START Collected data
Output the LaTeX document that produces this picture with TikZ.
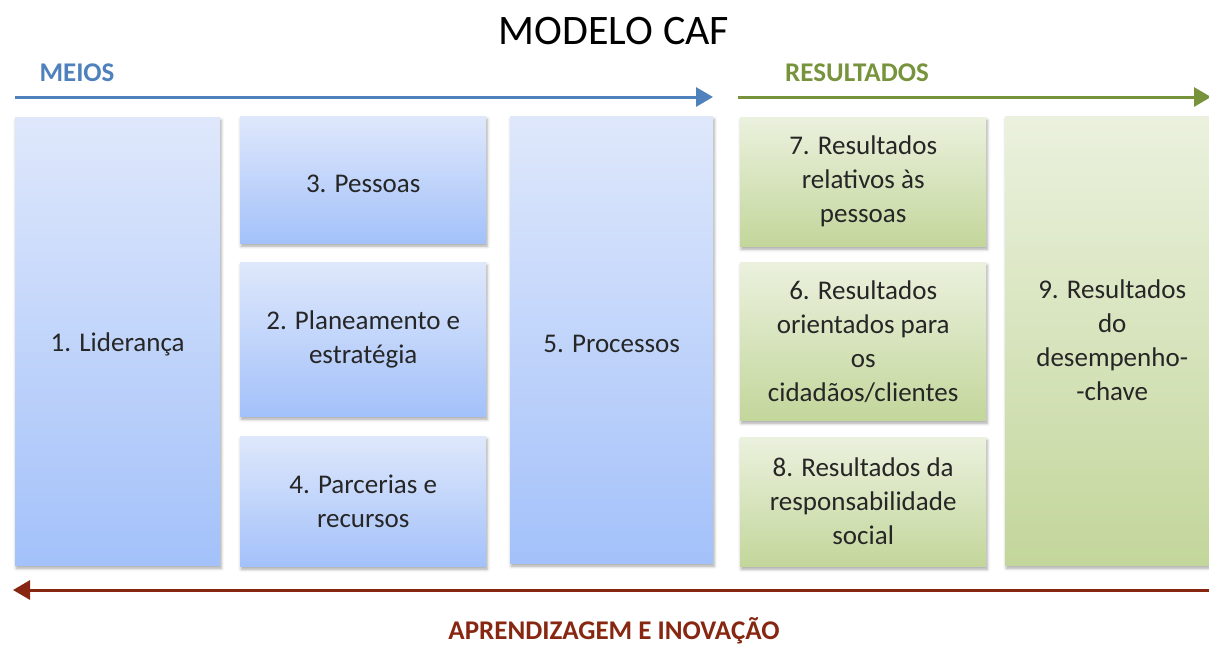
\documentclass[tikz,border=0pt]{standalone}
\usepackage{fontspec}
\setmainfont{Carlito}
\usetikzlibrary{arrows.meta,shadows.blur}

\definecolor{meiosblue}{HTML}{4F81BD}
\definecolor{resgreen}{HTML}{77933C}
\definecolor{aprendred}{HTML}{872711}
\definecolor{bluetop}{HTML}{DFE8FB}
\definecolor{bluebot}{HTML}{A3C1FA}
\definecolor{greentop}{HTML}{EBF1DE}
\definecolor{greenbot}{HTML}{C3D69B}

\tikzset{
  criterio/.style={rectangle, anchor=north west, align=center, text=black!85,
    font=\fontsize{27}{34}\selectfont, inner sep=0pt,
    execute at begin node={\rule{0pt}{25pt}},
    blur shadow={shadow xshift=1pt, shadow yshift=-3pt, shadow blur radius=3pt, shadow opacity=35}},
  meiobox/.style={criterio, top color=bluetop, bottom color=bluebot},
  resbox/.style={criterio, top color=greentop, bottom color=greenbot},
  faixa/.style={font=\bfseries\fontsize{27}{32}\selectfont, inner sep=1pt},
  seta/.style={line width=3pt, -{Triangle[length=17pt,width=19pt]}}
}

\begin{document}
\begin{tikzpicture}[x=1pt, y=-1pt]
    \useasboundingbox (0,0) rectangle (1209,646);

    % Title
    \node (titulo) at (614,31) {\fontsize{42}{50}\selectfont MODELO CAF};

    % Top labels and arrows
    \node[faixa, text=meiosblue] (meios) at (77,73) {MEIOS};
    \node[faixa, text=resgreen] (resultados) at (857,73) {RESULTADOS};
    \coordinate (m1) at (15,97);
    \coordinate (m2) at (713,97);
    \coordinate (r1) at (738,97);
    \coordinate (r2) at (1211,97);
    \draw[seta, meiosblue] (m1) -- (m2);
    \draw[seta, resgreen] (r1) -- (r2);

    % Meios
    \node[meiobox, minimum width=205pt, minimum height=448pt] (lid) at (15,117) {1. Liderança};
    \node[meiobox, minimum width=246pt, minimum height=127pt] (pes) at (240,116) {3. Pessoas};
    \node[meiobox, minimum width=246pt, minimum height=154pt] (pla) at (240,262) {2. Planeamento e\\estratégia};
    \node[meiobox, minimum width=246pt, minimum height=130pt] (par) at (240,436) {4. Parcerias e\\recursos};
    \node[meiobox, minimum width=203pt, minimum height=447pt] (pro) at (510,116) {5. Processos};

    % Resultados
    \node[resbox, minimum width=246pt, minimum height=129pt] (rpe) at (740,117) {7. Resultados\\relativos às\\pessoas};
    \node[resbox, minimum width=246pt, minimum height=158pt] (rci) at (740,262) {6. Resultados\\orientados para\\os\\cidadãos/clientes};
    \node[resbox, minimum width=246pt, minimum height=129pt] (rso) at (740,437) {8. Resultados da\\responsabilidade\\social};
    \node[resbox, minimum width=214pt, minimum height=449pt] (rde) at (1005,116) {9. Resultados\\do\\desempenho-\\-chave};

    % Bottom arrow
    \coordinate (a1) at (1212,590);
    \coordinate (a2) at (13,590);
    \draw[seta, aprendred] (a1) -- (a2);
    \node[faixa, text=aprendred] (aprend) at (614,631) {APRENDIZAGEM E INOVAÇÃO};
\end{tikzpicture}
\end{document}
END Collected data
* Stated exercise: Quote the data above in full and without alteration; skip the pictures.

* Written solution:
Output the LaTeX document that produces this picture with TikZ.
\documentclass[tikz,border=0pt]{standalone}
\usepackage{fontspec}
\setmainfont{Carlito}
\usetikzlibrary{arrows.meta,shadows.blur}

\definecolor{meiosblue}{HTML}{4F81BD}
\definecolor{resgreen}{HTML}{77933C}
\definecolor{aprendred}{HTML}{872711}
\definecolor{bluetop}{HTML}{DFE8FB}
\definecolor{bluebot}{HTML}{A3C1FA}
\definecolor{greentop}{HTML}{EBF1DE}
\definecolor{greenbot}{HTML}{C3D69B}

\tikzset{
  criterio/.style={rectangle, anchor=north west, align=center, text=black!85,
    font=\fontsize{27}{34}\selectfont, inner sep=0pt,
    execute at begin node={\rule{0pt}{25pt}},
    blur shadow={shadow xshift=1pt, shadow yshift=-3pt, shadow blur radius=3pt, shadow opacity=35}},
  meiobox/.style={criterio, top color=bluetop, bottom color=bluebot},
  resbox/.style={criterio, top color=greentop, bottom color=greenbot},
  faixa/.style={font=\bfseries\fontsize{27}{32}\selectfont, inner sep=1pt},
  seta/.style={line width=3pt, -{Triangle[length=17pt,width=19pt]}}
}

\begin{document}
\begin{tikzpicture}[x=1pt, y=-1pt]
    \useasboundingbox (0,0) rectangle (1209,646);

    % Title
    \node (titulo) at (614,31) {\fontsize{42}{50}\selectfont MODELO CAF};

    % Top labels and arrows
    \node[faixa, text=meiosblue] (meios) at (77,73) {MEIOS};
    \node[faixa, text=resgreen] (resultados) at (857,73) {RESULTADOS};
    \coordinate (m1) at (15,97);
    \coordinate (m2) at (713,97);
    \coordinate (r1) at (738,97);
    \coordinate (r2) at (1211,97);
    \draw[seta, meiosblue] (m1) -- (m2);
    \draw[seta, resgreen] (r1) -- (r2);

    % Meios
    \node[meiobox, minimum width=205pt, minimum height=448pt] (lid) at (15,117) {1. Liderança};
    \node[meiobox, minimum width=246pt, minimum height=127pt] (pes) at (240,116) {3. Pessoas};
    \node[meiobox, minimum width=246pt, minimum height=154pt] (pla) at (240,262) {2. Planeamento e\\estratégia};
    \node[meiobox, minimum width=246pt, minimum height=130pt] (par) at (240,436) {4. Parcerias e\\recursos};
    \node[meiobox, minimum width=203pt, minimum height=447pt] (pro) at (510,116) {5. Processos};

    % Resultados
    \node[resbox, minimum width=246pt, minimum height=129pt] (rpe) at (740,117) {7. Resultados\\relativos às\\pessoas};
    \node[resbox, minimum width=246pt, minimum height=158pt] (rci) at (740,262) {6. Resultados\\orientados para\\os\\cidadãos/clientes};
    \node[resbox, minimum width=246pt, minimum height=129pt] (rso) at (740,437) {8. Resultados da\\responsabilidade\\social};
    \node[resbox, minimum width=214pt, minimum height=449pt] (rde) at (1005,116) {9. Resultados\\do\\desempenho-\\-chave};

    % Bottom arrow
    \coordinate (a1) at (1212,590);
    \coordinate (a2) at (13,590);
    \draw[seta, aprendred] (a1) -- (a2);
    \node[faixa, text=aprendred] (aprend) at (614,631) {APRENDIZAGEM E INOVAÇÃO};
\end{tikzpicture}
\end{document}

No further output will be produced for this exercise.